I often think that in the normal run of my life—work, family, friends—I would never have met this disparate group of people. Despite our commitment to writing over socializing, with the passage of time we have become friends. We’ve eaten in one another’s homes, met new partners, pets and children and learned about one another’s professional lives. We did all of this slowly, over two decades of monthly meetings where we spent most of our time talking about character arcs and “head hopping.” 

We were brought together by writing, and my writing, and my life, has been better for it. 

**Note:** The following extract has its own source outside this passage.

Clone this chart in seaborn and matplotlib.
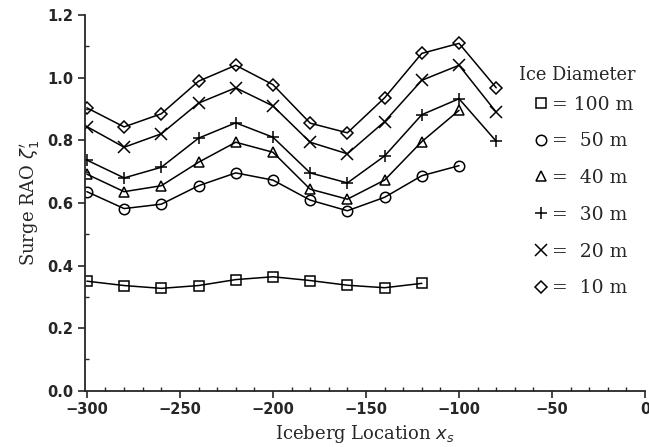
import numpy as np
import pandas as pd
import seaborn as sns
import matplotlib
matplotlib.use("Agg")
import matplotlib.pyplot as plt
from matplotlib.lines import Line2D
from matplotlib.ticker import MultipleLocator

# ---- data ----
x_full = [-300, -280, -260, -240, -220, -200, -180, -160, -140, -120, -100, -80]
d10 = [0.904, 0.843, 0.885, 0.989, 1.040, 0.978, 0.855, 0.824, 0.936, 1.078, 1.110, 0.968]
d20 = [0.844, 0.778, 0.821, 0.919, 0.968, 0.910, 0.794, 0.757, 0.860, 0.992, 1.040, 0.890]
d30 = [0.737, 0.680, 0.714, 0.807, 0.856, 0.810, 0.696, 0.664, 0.750, 0.882, 0.933, 0.797]
x_40_50 = [-300, -280, -260, -240, -220, -200, -180, -160, -140, -120, -100]
d40 = [0.692, 0.636, 0.655, 0.730, 0.794, 0.762, 0.644, 0.612, 0.673, 0.796, 0.896]
d50 = [0.636, 0.582, 0.596, 0.655, 0.696, 0.673, 0.609, 0.575, 0.618, 0.687, 0.719]
x_100 = [-300, -280, -260, -240, -220, -200, -180, -160, -140, -120]
d100 = [0.350, 0.336, 0.327, 0.336, 0.355, 0.364, 0.352, 0.337, 0.329, 0.343]

diameters = ["100 m", "50 m", "40 m", "30 m", "20 m", "10 m"]
legend_labels = ["= 100 m", "=  50 m", "=  40 m", "=  30 m", "=  20 m", "=  10 m"]
legend_title = "Ice Diameter"
series = {
    "100 m": (x_100, d100),
    "50 m": (x_40_50, d50),
    "40 m": (x_40_50, d40),
    "30 m": (x_full, d30),
    "20 m": (x_full, d20),
    "10 m": (x_full, d10),
}
marker_map = {"100 m": "s", "50 m": "o", "40 m": "^", "30 m": "+", "20 m": "x", "10 m": "D"}
msize = {"100 m": 7, "50 m": 7.5, "40 m": 7, "30 m": 9, "20 m": 9, "10 m": 6}
leg_msize = {"100 m": 7, "50 m": 7.5, "40 m": 7.5, "30 m": 8, "20 m": 8, "10 m": 6}

rows = []
for d in diameters:
    xs, ys = series[d]
    for xv, yv in zip(xs, ys):
        rows.append({"x": xv, "y": yv, "diameter": d})
df = pd.DataFrame(rows)

sns.set_style("ticks")
plt.rcParams["font.family"] = ["DejaVu Serif"]

fig = plt.figure(figsize=(6.49, 4.47), dpi=100)
ax = fig.add_axes([0.131, 0.126, 0.863, 0.840])

for d in diameters:
    sub = df[df["diameter"] == d]
    sns.lineplot(data=sub, x="x", y="y", ax=ax, color="black", lw=1.1,
                 marker=marker_map[d], markersize=msize[d],
                 markerfacecolor="none", markeredgecolor="black",
                 markeredgewidth=1.1, legend=False, estimator=None)

ax.set_xlim(-301, 0)
ax.set_ylim(0, 1.2)
ax.xaxis.set_major_locator(MultipleLocator(50))
ax.xaxis.set_minor_locator(MultipleLocator(10))
ax.yaxis.set_minor_locator(MultipleLocator(0.1))
ax.set_yticks([0.0, 0.2, 0.4, 0.6, 0.8, 1.0, 1.2])
ax.set_yticklabels(["0.0", "0.2", "0.4", "0.6", "0.8", "1.0", "1.2"])
ax.tick_params(axis="both", which="major", direction="out", length=5, width=1.2,
               labelsize=10.5)
ax.tick_params(axis="both", which="minor", direction="in", length=3, width=1)
for lab in ax.get_xticklabels() + ax.get_yticklabels():
    lab.set_family("DejaVu Sans")
    lab.set_fontweight("bold")
sns.despine(ax=ax)
for sp in ["left", "bottom"]:
    ax.spines[sp].set_linewidth(1.3)

ax.set_xlabel(r"Iceberg Location $x_s$", fontsize=13)
ax.set_ylabel(r"Surge RAO $\zeta_1'$", fontsize=13)

ax.text(0.774, 0.840, legend_title, transform=ax.transAxes, fontsize=12.8,
        ha="left", va="center")
handles = [Line2D([], [], ls="none", marker=marker_map[d], markersize=leg_msize[d],
                  markerfacecolor="none", markeredgecolor="black", markeredgewidth=1.1)
           for d in diameters]
leg = ax.legend(handles, legend_labels, frameon=False,
                loc="upper left", bbox_to_anchor=(0.791, 0.806),
                handlelength=0.6, handletextpad=0.3, labelspacing=1.0,
                borderaxespad=0.0, fontsize=13.5)

fig.savefig("out.png", dpi=100)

Amy Tector is an archivist and novelist living in Ottawa, Canada. Her forthcoming book, The Honeybee Emeralds, features Alice, a shy intern at a Parisian magazine who just wants to succeed without causing a fuss. Discovering a stunning emerald necklace, she recruits three friends to uncover its glamorous history. They learn that it was owned by Napoleon III’s sauciest mistress, the spy Mata Hari and Jazz Age icon Josephine Baker. It will be published in March 2022. 

Instagram: https://www.instagram.com/amytectorwrites/

THE HONEYBEE EMERALDS

Alice Ahmadi has never been certain of where she belongs.

When she discovers a famed emerald necklace while interning at a struggling Parisian magazine, she is plunged into a glittering world of diamonds and emeralds, courtesans and spies, and the long-buried secrets surrounding the necklace and its glamorous former owners.

When Alice realizes the mysterious Honeybee Emeralds could be her chance to save the magazine, she recruits her friends Lily and Daphne to form the “Fellowship of the Necklace.” Together, they set out to uncover the romantic history of the gems. Through diaries, letters, and investigations through the winding streets and iconic historic landmarks of Paris, the trio begins to unravel more than just the secrets of the necklace’s obsolete past. Along the way, Lily and Daphne’s relationships are challenged, tempered, and changed. Lily faces her long-standing attraction to a friend, who has achieved the writing success that eluded her. Daphne confronts her failing relationship with her husband, while also facing simmering problems in her friendship with Lily. And, at last, Alice finds her place in the world―although one mystery still remains: how did the Honeybee Emeralds go from the neck of American singer Josephine Baker during the Roaring Twenties to the basement of a Parisian magazine?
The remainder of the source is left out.